Google Answers Logo
View Question
 
Q: data set anaylysis ( No Answer,   3 Comments )
Question  
Subject: data set anaylysis
Category: Science
Asked by: tferer-ga
List Price: $5.00
Posted: 05 May 2004 09:48 PDT
Expires: 04 Jun 2004 09:48 PDT
Question ID: 341517
i have a huge set of numbers (trip times from point a to b) most of
the numbers fall into a "normal" range ....occasionally, when there is
a delay, trip times go up for a short period. how do i find the number
that represents a "normal" un-delayed trip?
Answer  
There is no answer at this time.

Comments  
Subject: Re: data set anaylysis
From: pctyszka-ga on 05 May 2004 13:03 PDT
 
just a comment:
Depending on what you are using the "normal" number for, I would try
calculating the average

(A+B+C+...+Z)/(# of numbers)

or find the median number by sorting all the numbers from shortest
time to longest time and then finding the middlemost (# of numbers)/2
number:
Subject: Re: data set anaylysis
From: prssurcookr-ga on 06 May 2004 18:24 PDT
 
Calculating a mean and standard deviation for your population would be
most informative.
Subject: Re: data set anaylysis
From: tobytyler-ga on 08 May 2004 07:10 PDT
 
I have a huge set of numbers (trip times from point a to b) most of
the numbers fall into a "normal" range ....occasionally, when there is
a delay, trip times go up for a short period. how do i find the number
that represents a "normal" un-delayed trip?
 
++++++++++++++++++++++++++++++++++++++++++++++++++++++++
The way I read the problem is that you have to 
Step (1) Determine which values are outliers (the delayed time values)
Step (2) reject those from your data set
Step (3) find the average of the rest 

My high school mathematics book suggests that outliers may be either
(A) more than twice the interquartile range from the median; or
(B) more than 2.5 times the standard deviation from the mean (for continuous data).

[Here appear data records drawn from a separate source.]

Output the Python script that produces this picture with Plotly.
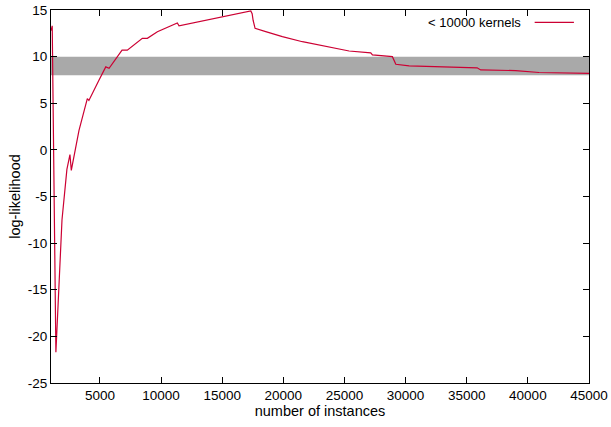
import plotly.graph_objects as go

# data
instances = [1000, 1100, 1400, 1650, 1900, 2300, 2550, 2660, 3290, 3970, 4100, 4930,
             5480, 5750, 6810, 7240, 8470, 8880, 9700, 11330, 11470, 17340, 17450,
             17530, 17690, 18560, 19920, 21560, 23190, 25380, 27150, 27290, 28920, 29200,
             30290, 35850, 36140, 39000, 40910, 44700, 45000]
loglik = [12.8, 13.3, -21.7, -15.0, -7.5, -2.1, -0.5, -2.2, 2.1, 5.5, 5.3, 7.5,
          8.9, 8.75, 10.7, 10.7, 11.96, 11.96, 12.67, 13.6, 13.3, 14.9, 14.6,
          13.9, 13.04, 12.68, 12.14, 11.6, 11.14, 10.6, 10.4, 10.18, 10.0, 9.18,
          9.0, 8.8, 8.57, 8.5, 8.3, 8.2, 8.2]
band_x = [1000, 45000]
band_low = [8.0, 8.0]
band_high = [10.0, 10.0]
series_name = "< 10000 kernels"
x_ticks = [5000, 10000, 15000, 20000, 25000, 30000, 35000, 40000, 45000]
y_ticks = [15, 10, 5, 0, -5, -10, -15, -20, -25]

line_color = "#cc0033"
font_family = "Liberation Sans, Arial, sans-serif"

fig = go.Figure()
fig.add_trace(go.Scatter(x=band_x, y=band_low, mode="lines", line=dict(width=0),
                         showlegend=False, hoverinfo="skip"))
fig.add_trace(go.Scatter(x=band_x, y=band_high, mode="lines", line=dict(width=0),
                         fill="tonexty", fillcolor="#a9a9a9", showlegend=False,
                         hoverinfo="skip"))
fig.add_trace(go.Scatter(x=instances, y=loglik, mode="lines", name=series_name,
                         line=dict(color=line_color, width=1.2), showlegend=False))

# gnuplot-style legend: text then sample line on the right
fig.add_annotation(x=0.877, y=0.967, xref="paper", yref="paper", text=series_name,
                   showarrow=False, xanchor="right", yanchor="middle",
                   font=dict(family=font_family, size=13, color="black"))
fig.add_shape(type="line", xref="paper", yref="paper", x0=0.899, x1=0.972,
              y0=0.967, y1=0.967, line=dict(color=line_color, width=1.2))

axis_common = dict(showline=True, linecolor="black", linewidth=1, mirror="ticks",
                   ticks="inside", ticklen=6, tickcolor="black", showgrid=False,
                   zeroline=False, automargin=False,
                   tickfont=dict(family=font_family, size=13.5, color="black"))

fig.update_xaxes(range=[1000, 45000], tickvals=x_ticks,
                 ticktext=[str(v) for v in x_ticks],
                 title=dict(text="number of instances", standoff=3,
                            font=dict(family=font_family, size=14.5, color="black")),
                 **axis_common)
fig.update_yaxes(range=[-25, 15], tickvals=y_ticks,
                 ticktext=[str(v) for v in y_ticks],
                 title=dict(text="log-likelihood", standoff=3,
                            font=dict(family=font_family, size=14.5, color="black")),
                 **axis_common)

fig.update_layout(width=611, height=427, margin=dict(l=51, r=22, t=10, b=44),
                  paper_bgcolor="white", plot_bgcolor="white",
                  font=dict(family=font_family, color="black"))

fig.write_html("out.html")
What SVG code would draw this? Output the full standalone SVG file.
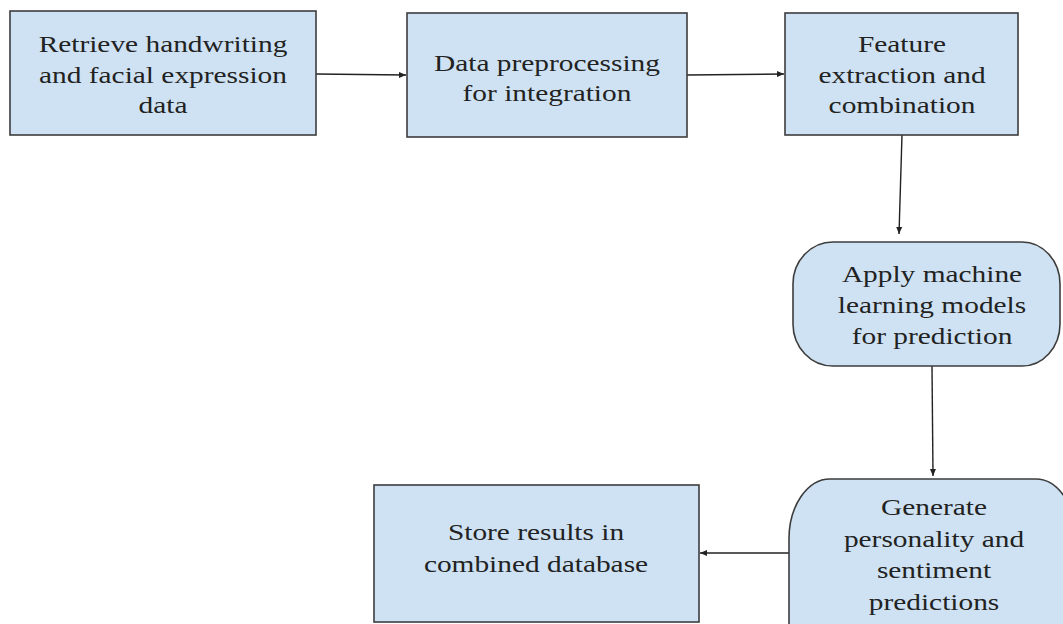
<svg xmlns="http://www.w3.org/2000/svg" width="1063" height="624" viewBox="0 0 1063 624">
<style>
.node{fill:#cfe2f3;stroke:#3d3d3d;stroke-width:1.6}
.lbl{font-family:"Liberation Serif","Times New Roman",serif;font-size:23.5px;fill:#222;text-anchor:middle}
.edge{fill:none;stroke:#222;stroke-width:1.4;marker-end:url(#ah)}
</style>
<defs>
<marker id="ah" markerWidth="8" markerHeight="8" refX="7" refY="4" orient="auto" markerUnits="userSpaceOnUse">
<path d="M0,1 L7,4 L0,7 Z" fill="#222"/>
</marker>
</defs>
<rect width="1063" height="624" fill="#ffffff"/>
<g id="connectors">
<path class="edge" d="M316,74 L406,75"/>
<path class="edge" d="M687,75 L784,74"/>
<path class="edge" d="M902,135 L899,234"/>
<path class="edge" d="M932,366 L933,476"/>
<path class="edge" d="M790,553 L700,553"/>
</g>
<g id="n1">
<rect class="node" x="10" y="11" width="306" height="124"/>
<g class="lbl">
<text transform="translate(163,52) scale(1.25,1)">Retrieve handwriting</text>
<text transform="translate(163,83) scale(1.25,1)">and facial expression</text>
<text transform="translate(163,113) scale(1.25,1)">data</text>
</g>
</g>
<g id="n2">
<rect class="node" x="407" y="13" width="280" height="124"/>
<g class="lbl">
<text transform="translate(547,71) scale(1.25,1)">Data preprocessing</text>
<text transform="translate(547,101) scale(1.25,1)">for integration</text>
</g>
</g>
<g id="n3">
<rect class="node" x="785" y="13" width="233" height="122"/>
<g class="lbl">
<text transform="translate(902,52) scale(1.25,1)">Feature</text>
<text transform="translate(902,83) scale(1.25,1)">extraction and</text>
<text transform="translate(902,113) scale(1.25,1)">combination</text>
</g>
</g>
<g id="n4">
<path class="node" d="M833,242 L1022,242 A38,42 0 0 1 1060,284 L1060,324 A38,42 0 0 1 1022,366 L833,366 A40,42 0 0 1 793,324 L793,284 A40,42 0 0 1 833,242 Z"/>
<g class="lbl">
<text transform="translate(932,282) scale(1.25,1)">Apply machine</text>
<text transform="translate(932,313) scale(1.25,1)">learning models</text>
<text transform="translate(932,344) scale(1.25,1)">for prediction</text>
</g>
</g>
<g id="n5">
<path class="node" d="M830,479 L1036,479 A40,60 0 0 1 1076,539 L1076,630 L789,630 L789,539 A41,60 0 0 1 830,479 Z"/>
<g class="lbl">
<text transform="translate(934,515) scale(1.25,1)">Generate</text>
<text transform="translate(934,547) scale(1.25,1)">personality and</text>
<text transform="translate(934,578) scale(1.25,1)">sentiment</text>
<text transform="translate(934,610) scale(1.25,1)">predictions</text>
</g>
</g>
<g id="n6">
<rect class="node" x="374" y="485" width="325" height="137"/>
<g class="lbl">
<text transform="translate(536,540) scale(1.25,1)">Store results in</text>
<text transform="translate(536,572) scale(1.25,1)">combined database</text>
</g>
</g>
</svg>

If you have discrete data such as travel times, 
it might be easiest to use (A) twice the interquartile range.

++++++++++++++++++++++++++++++++++++++++++++++++++++++++++++++++
An example problem:

If my travel data is
12 13 13 14 15 15 16 18 18 19 24 25 27 43 44 hours

Step (1)
The median = 18 (the middle score)
Q1 = 14 (the middle score of the bottom-half)
Q3 = 25 (the middle score of the top half)

The interquartile range is 
Q3 - Q1 = 25 - 14 = 11

Step (2)
We reject data which is greater than 
the median + 2 * upper-interquartile range
= 18 + 2*11
= 40

We are left with
12 13 13 14 15 15 16 18 18 19 24 25 27 hours

Step (3)
The median of this is 16.

++++++++++++++++++++
Extras
1) If you have an even number of scores 
the median is the average of the middle two scores:
e.g. The median of (1 5 6 9) is (5+6)/2 = 5.5

2) It might be easy to automatically organize the data 
from smallest to greatest using a spreadsheet program.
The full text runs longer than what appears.